-------- Source data
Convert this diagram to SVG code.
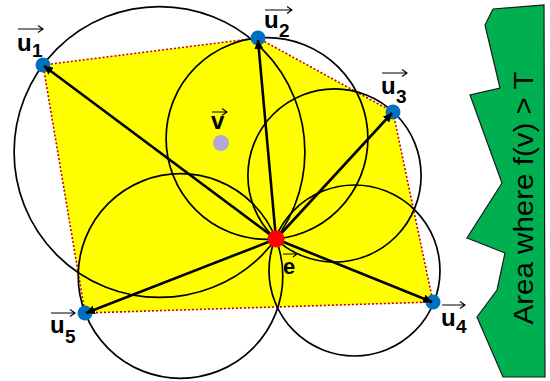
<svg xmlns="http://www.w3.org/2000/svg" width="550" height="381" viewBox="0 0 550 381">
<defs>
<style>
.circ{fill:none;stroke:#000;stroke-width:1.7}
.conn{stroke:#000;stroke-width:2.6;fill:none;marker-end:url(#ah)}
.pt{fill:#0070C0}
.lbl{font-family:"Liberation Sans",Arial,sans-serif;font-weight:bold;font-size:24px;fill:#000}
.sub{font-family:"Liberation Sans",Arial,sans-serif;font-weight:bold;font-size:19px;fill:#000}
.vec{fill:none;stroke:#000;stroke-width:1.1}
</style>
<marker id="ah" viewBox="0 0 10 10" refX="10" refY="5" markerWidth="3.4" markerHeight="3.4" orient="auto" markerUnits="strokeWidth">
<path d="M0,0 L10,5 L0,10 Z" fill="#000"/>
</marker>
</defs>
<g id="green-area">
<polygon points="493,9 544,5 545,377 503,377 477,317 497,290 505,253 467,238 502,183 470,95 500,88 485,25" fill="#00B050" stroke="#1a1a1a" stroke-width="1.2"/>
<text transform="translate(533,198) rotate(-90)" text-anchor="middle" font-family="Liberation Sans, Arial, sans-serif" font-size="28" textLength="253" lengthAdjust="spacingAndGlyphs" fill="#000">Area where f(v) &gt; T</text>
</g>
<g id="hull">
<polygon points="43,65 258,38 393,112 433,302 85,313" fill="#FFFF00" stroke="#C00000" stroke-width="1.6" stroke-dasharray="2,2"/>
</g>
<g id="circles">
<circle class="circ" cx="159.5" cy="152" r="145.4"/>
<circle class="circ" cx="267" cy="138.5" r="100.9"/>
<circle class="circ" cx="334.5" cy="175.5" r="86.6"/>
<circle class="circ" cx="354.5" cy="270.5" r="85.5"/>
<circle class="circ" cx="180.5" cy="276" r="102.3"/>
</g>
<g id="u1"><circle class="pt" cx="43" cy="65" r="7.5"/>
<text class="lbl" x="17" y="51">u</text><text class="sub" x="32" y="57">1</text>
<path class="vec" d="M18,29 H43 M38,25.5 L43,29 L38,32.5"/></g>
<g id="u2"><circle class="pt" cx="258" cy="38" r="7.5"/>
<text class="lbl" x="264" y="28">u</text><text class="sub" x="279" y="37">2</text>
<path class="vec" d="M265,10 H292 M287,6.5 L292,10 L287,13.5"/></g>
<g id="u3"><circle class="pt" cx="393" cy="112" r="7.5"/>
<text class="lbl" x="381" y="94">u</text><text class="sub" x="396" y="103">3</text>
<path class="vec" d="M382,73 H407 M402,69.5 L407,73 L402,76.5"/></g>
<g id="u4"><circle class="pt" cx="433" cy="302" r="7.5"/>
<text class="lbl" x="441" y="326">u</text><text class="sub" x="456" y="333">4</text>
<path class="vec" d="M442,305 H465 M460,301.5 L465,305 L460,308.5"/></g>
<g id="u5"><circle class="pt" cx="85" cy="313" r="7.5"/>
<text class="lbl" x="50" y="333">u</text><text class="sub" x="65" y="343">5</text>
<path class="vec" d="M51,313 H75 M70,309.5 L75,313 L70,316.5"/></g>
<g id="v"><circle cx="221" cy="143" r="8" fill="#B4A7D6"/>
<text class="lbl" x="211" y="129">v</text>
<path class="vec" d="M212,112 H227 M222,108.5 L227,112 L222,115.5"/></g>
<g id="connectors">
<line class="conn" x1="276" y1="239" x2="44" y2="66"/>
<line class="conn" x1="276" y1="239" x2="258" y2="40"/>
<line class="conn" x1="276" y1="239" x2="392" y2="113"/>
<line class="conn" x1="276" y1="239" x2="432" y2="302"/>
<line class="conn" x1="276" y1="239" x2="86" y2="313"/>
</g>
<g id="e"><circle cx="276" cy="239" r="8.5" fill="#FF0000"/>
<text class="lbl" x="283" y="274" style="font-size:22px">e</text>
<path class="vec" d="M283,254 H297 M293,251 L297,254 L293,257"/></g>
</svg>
----------------
Copy every line of the data word for word, omitting the images.

Convert this diagram to SVG code.
<svg xmlns="http://www.w3.org/2000/svg" width="550" height="381" viewBox="0 0 550 381">
<defs>
<style>
.circ{fill:none;stroke:#000;stroke-width:1.7}
.conn{stroke:#000;stroke-width:2.6;fill:none;marker-end:url(#ah)}
.pt{fill:#0070C0}
.lbl{font-family:"Liberation Sans",Arial,sans-serif;font-weight:bold;font-size:24px;fill:#000}
.sub{font-family:"Liberation Sans",Arial,sans-serif;font-weight:bold;font-size:19px;fill:#000}
.vec{fill:none;stroke:#000;stroke-width:1.1}
</style>
<marker id="ah" viewBox="0 0 10 10" refX="10" refY="5" markerWidth="3.4" markerHeight="3.4" orient="auto" markerUnits="strokeWidth">
<path d="M0,0 L10,5 L0,10 Z" fill="#000"/>
</marker>
</defs>
<g id="green-area">
<polygon points="493,9 544,5 545,377 503,377 477,317 497,290 505,253 467,238 502,183 470,95 500,88 485,25" fill="#00B050" stroke="#1a1a1a" stroke-width="1.2"/>
<text transform="translate(533,198) rotate(-90)" text-anchor="middle" font-family="Liberation Sans, Arial, sans-serif" font-size="28" textLength="253" lengthAdjust="spacingAndGlyphs" fill="#000">Area where f(v) &gt; T</text>
</g>
<g id="hull">
<polygon points="43,65 258,38 393,112 433,302 85,313" fill="#FFFF00" stroke="#C00000" stroke-width="1.6" stroke-dasharray="2,2"/>
</g>
<g id="circles">
<circle class="circ" cx="159.5" cy="152" r="145.4"/>
<circle class="circ" cx="267" cy="138.5" r="100.9"/>
<circle class="circ" cx="334.5" cy="175.5" r="86.6"/>
<circle class="circ" cx="354.5" cy="270.5" r="85.5"/>
<circle class="circ" cx="180.5" cy="276" r="102.3"/>
</g>
<g id="u1"><circle class="pt" cx="43" cy="65" r="7.5"/>
<text class="lbl" x="17" y="51">u</text><text class="sub" x="32" y="57">1</text>
<path class="vec" d="M18,29 H43 M38,25.5 L43,29 L38,32.5"/></g>
<g id="u2"><circle class="pt" cx="258" cy="38" r="7.5"/>
<text class="lbl" x="264" y="28">u</text><text class="sub" x="279" y="37">2</text>
<path class="vec" d="M265,10 H292 M287,6.5 L292,10 L287,13.5"/></g>
<g id="u3"><circle class="pt" cx="393" cy="112" r="7.5"/>
<text class="lbl" x="381" y="94">u</text><text class="sub" x="396" y="103">3</text>
<path class="vec" d="M382,73 H407 M402,69.5 L407,73 L402,76.5"/></g>
<g id="u4"><circle class="pt" cx="433" cy="302" r="7.5"/>
<text class="lbl" x="441" y="326">u</text><text class="sub" x="456" y="333">4</text>
<path class="vec" d="M442,305 H465 M460,301.5 L465,305 L460,308.5"/></g>
<g id="u5"><circle class="pt" cx="85" cy="313" r="7.5"/>
<text class="lbl" x="50" y="333">u</text><text class="sub" x="65" y="343">5</text>
<path class="vec" d="M51,313 H75 M70,309.5 L75,313 L70,316.5"/></g>
<g id="v"><circle cx="221" cy="143" r="8" fill="#B4A7D6"/>
<text class="lbl" x="211" y="129">v</text>
<path class="vec" d="M212,112 H227 M222,108.5 L227,112 L222,115.5"/></g>
<g id="connectors">
<line class="conn" x1="276" y1="239" x2="44" y2="66"/>
<line class="conn" x1="276" y1="239" x2="258" y2="40"/>
<line class="conn" x1="276" y1="239" x2="392" y2="113"/>
<line class="conn" x1="276" y1="239" x2="432" y2="302"/>
<line class="conn" x1="276" y1="239" x2="86" y2="313"/>
</g>
<g id="e"><circle cx="276" cy="239" r="8.5" fill="#FF0000"/>
<text class="lbl" x="283" y="274" style="font-size:22px">e</text>
<path class="vec" d="M283,254 H297 M293,251 L297,254 L293,257"/></g>
</svg>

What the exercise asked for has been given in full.